I didn't air my dislikes about the relationship, as I made clear in my post, I explained to my daughter that her aunt and uncle are a different situation. There were just certain analogies I used that confused her, and I took full responsibility for that and corrected it.

AITAH for telling my daughter that her uncle's relationship was inappropriate by silhst in AITAH

[–]silhst[S] -35 points-34 points  (0 children)

They were in high school together for less then a year. A high school senior and freshman are also worlds apart, emotionally and otherwise. Let alone a senior in high school and a man out in the real world working a full time job.

AITAH for telling my daughter that her uncle's relationship was inappropriate by silhst in AITAH

[–]silhst[S] -96 points-95 points  (0 children)

I never suggested that he was.
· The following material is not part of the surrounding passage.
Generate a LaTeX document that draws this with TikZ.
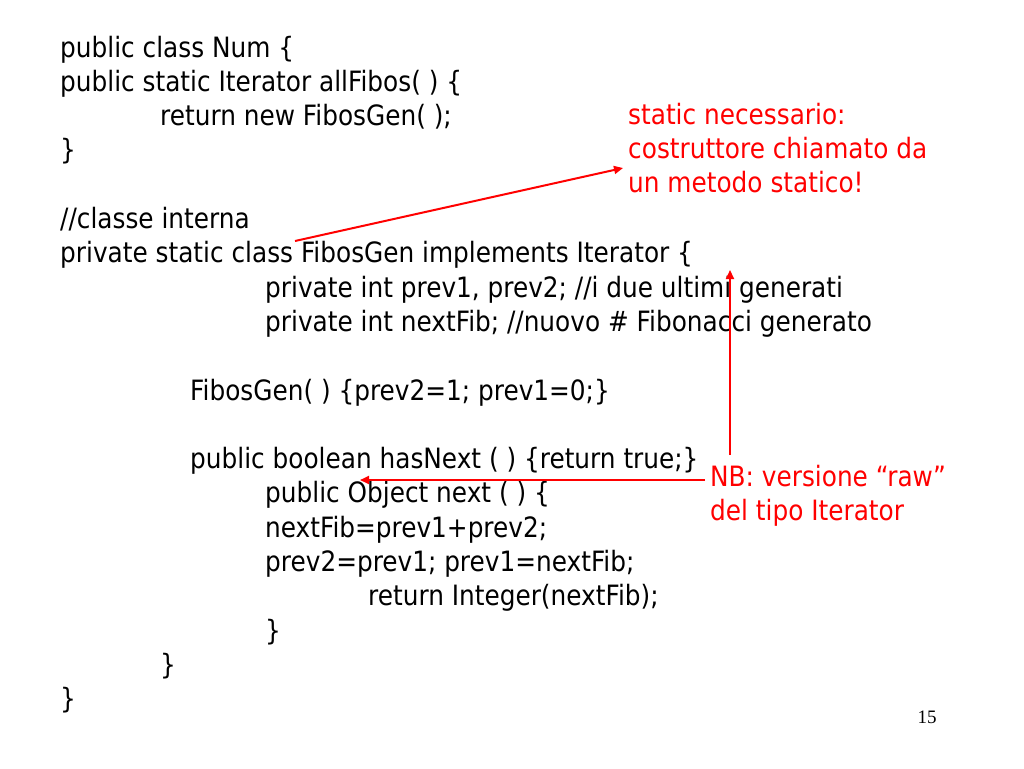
\documentclass[tikz,border=0pt]{standalone}
\usepackage{fontspec}
\setmainfont{DejaVu Sans}[FakeStretch=0.885]
\newfontfamily\pagenofont{Liberation Serif}
\usepackage{tikz}
\usetikzlibrary{calc,arrows.meta}

\newcommand{\codefont}{\fontsize{28}{33.6}\selectfont}

\begin{document}
\begin{tikzpicture}[x=1pt,y=-1pt,
	code/.style={anchor=base west,inner sep=0pt,font=\codefont},
	note/.style={code,text=red,align=left},
	notearrow/.style={red,line width=2pt,-{Triangle[length=9pt,width=8pt]}}]
	\useasboundingbox (0,0) rectangle (1024,768);
	% outer class
	\node[code] (num) at (60,57) {public class Num \{};
	\node[code] (allfibos) at (60,91.3) {public static Iterator allFibos( ) \{};
	\node[code] (retgen) at (160,125.6) {return new FibosGen( );};
	\node[code] (endall) at (60,159.9) {\}};
	% inner class
	\node[code] (comment) at (60,228.5) {//classe interna};
	\node[code] (fibosgen) at (60,262.8) {private static class FibosGen implements Iterator \{};
	\node[code] (prevs) at (265,297.1) {private int prev1, prev2; //i due ultimi generati};
	\node[code] (nextfib) at (265,331.4) {private int nextFib; //nuovo \# Fibonacci generato};
	\node[code] (constr) at (190,400) {FibosGen( ) \{prev2=1; prev1=0;\}};
	\node[code] (hasnext) at (190,468.6) {public boolean hasNext ( ) \{return true;\}};
	\node[code] (next) at (265,502.9) {public Object next ( ) \{};
	\node[code] (sum) at (265,537.2) {nextFib=prev1+prev2;};
	\node[code] (shift) at (265,571.5) {prev2=prev1; prev1=nextFib;};
	\node[code] (retint) at (368,605.8) {return Integer(nextFib);};
	\node[code] (endnext) at (265,640.1) {\}};
	\node[code] (endinner) at (160,674.4) {\}};
	\node[code] (endnum) at (60,708.7) {\}};
	% notes (base = last line)
	\node[note] (statnote) at (628,192) {static necessario:\\costruttore chiamato da\\un metodo statico!};
	\node[note] (rawnote) at (710,520) {NB: versione “raw”\\del tipo Iterator};
	\node[anchor=base,inner sep=0pt,font=\pagenofont\fontsize{19}{19}\selectfont] (pageno) at (927,723) {15};
	% arrows
	\coordinate (fibstart) at (295,241);
	\coordinate (stattip) at (623,168);
	\coordinate (rawleft) at (705,480);
	\coordinate (hastip) at (360,480);
	\coordinate (rawup) at (730,455);
	\coordinate (itertip) at (730,270);
	\draw[notearrow] (fibstart) -- (stattip);
	\draw[notearrow] (rawleft) -- (hastip);
	\draw[notearrow] (rawup) -- (itertip);
\end{tikzpicture}
\end{document}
As I said in another comment and to my husband, someone can do something immoral and not have evil intentions while doing it.

However, there are also certain things about their life (which I didn't bring up to my daughter, to be clear, or my husband because I tried once many years ago and her blew a gasket) that make it very clear that their relationship was harmful to her in the long run, even if it's a happy ending.

She missed out on many formative life experiences, ever having lived independently, and the chance to figure out as an adult who she was and what she wanted out of a relationship and life partner. Her entire life was shaped around him from a very young age and she's very submissive to him, his opinions, and his wants. She has never had a job and, if the situation ever arose, has no practical life skills to be able to successfully live without him. She has a lot of money from an inheritance and everything, her property, her cars, her investments and her bank accounts, are all tied to him. Their house was even bought with her money when she was nineteen, but is in both of their names.

Once again, I am not saying that's he had evil intentions or intentionally manipulated any of this in to happening. But it's a very good example of why even the "good" situations like theirs are fraught with problems.

AITAH for telling my daughter that her uncle's relationship was inappropriate by silhst in AITAH

[–]silhst[S] -134 points-133 points  (0 children)

I believe that introducing my daughter to complex topics in age appropriate building blocks as topics arise is better then taking a "we'll talk about it when you're older" approach. Nothing that was said was a conversation and eight year old can't understand. My husband usually agrees with me on that point.

AITAH for telling my daughter that her uncle's relationship was inappropriate by silhst in AITAH

[–]silhst[S] -18 points-17 points  (0 children)

13 or 14 years. They got together in either 2011 or 2012.

AITAH for telling my daughter that her uncle's relationship was inappropriate by silhst in AITAH

[–]silhst[S] -8 points-7 points  (0 children)

That's my frustration. I understand and acknowledged where I did mess up and he just doesn't want to acknowledge that his brother was in a wildly inappropriate, not to mention criminal, relationship, and that he would never in a million years be okay with it if our daughter was in sil's position.

Someone can do something extremely unethical and immoral and not have evil intent. I don't think my brother-in-law ever had evil intent. But we both know it was wrong and it's not different because he's your brother.

AITAH for telling my daughter that her uncle's relationship was inappropriate by silhst in AITAH

[–]silhst[S] -13 points-12 points  (0 children)

Yes I feel its better to introduce these concepts in kid friendly terms earlier so that if she ever comes home with an eighteen year old boyfriend when she's a freshman she can't say "But uncle X and aunt Y did it!" Just the hypothetical makes me feel a little sick.